As such, mortgage lenders are now being more scrupulous when it comes to calculating affordability for mortgage loans and we are also very likely to see a steep increase in mortgage rates in the coming months on par with those of the 1990s – to as much as 3.3% in 2022 and 3.6% in 2023 – which will have an impact on how much buyers can afford to pay and therefore offer for a new home. As we continue through this fiscal tight spot, house prices are predicted to fall by around 5% as a result by 2024.


So, if you plan to sell your home, how do you avoid being caught out by a down valuation?


First and foremost, make sure that you get an accurate valuation for your home before it goes on the market. Online valuation tools are great for providing an instant figure to base your initial estimates on and house price indexes from the likes of Halifax and Nationwide will also provide information on house price increases since you bought your property. You can then use this percentage increase as a good basis for working out how much your property may have increased in value since you bought it.


For a more accurate valuation though, you should always seek an in-person valuation from a number of different estate agents before you settle on an asking price. They will also be able to confirm what similar sized properties are selling for locally. If your property is tricky to value, particularly if you have undertaken a lot of modifications since you bought it, or it is unusual in design or build, it may also be helpful to seek the advice of a qualified surveyor.

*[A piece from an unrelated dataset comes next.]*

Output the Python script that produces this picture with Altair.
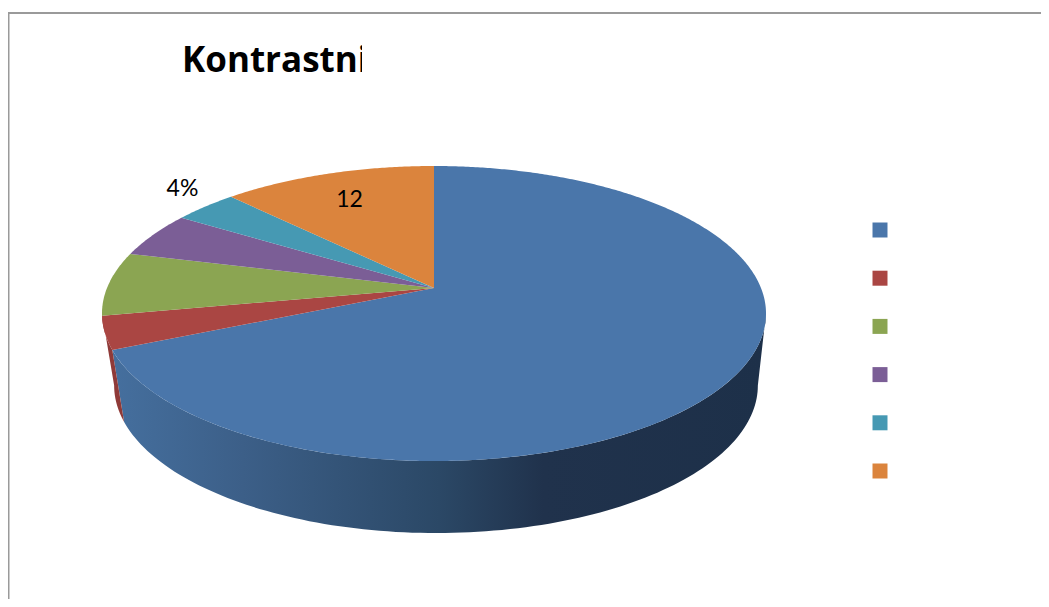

If you really don’t want to be subject to a down valuation, always ensure that you have priced the property fairly in relation to the current market and the condition of your home and not based on figures provided by an estate agent eager to get your business.


As a buyer, if you mortgage lender has confirmed that the amount that they plan to loan you is less than the amount you have offered to pay for a property, you have several options.


You can either make up the difference yourself if you have the funds to do so, try to negotiate a higher loan-to-value mortgage, ask the vendor to accept a lower price, find a new mortgage provider or pull out of the sale. Of course, if you have already exchanged contracts then to pull out of the sale would mean that you lose your deposit, and the seller could even sue you for breaching the contract.


You can also appeal the valuation your mortgage lender has provided. However, this can take a lot of time, you will need to provide compelling evidence as to why the valuation is wrong and you are likely to be liable for the cost of an additional valuation inspection. Depending on where you are in the buying process, your vendor could also have found another buyer able to pay the higher figure in the meantime.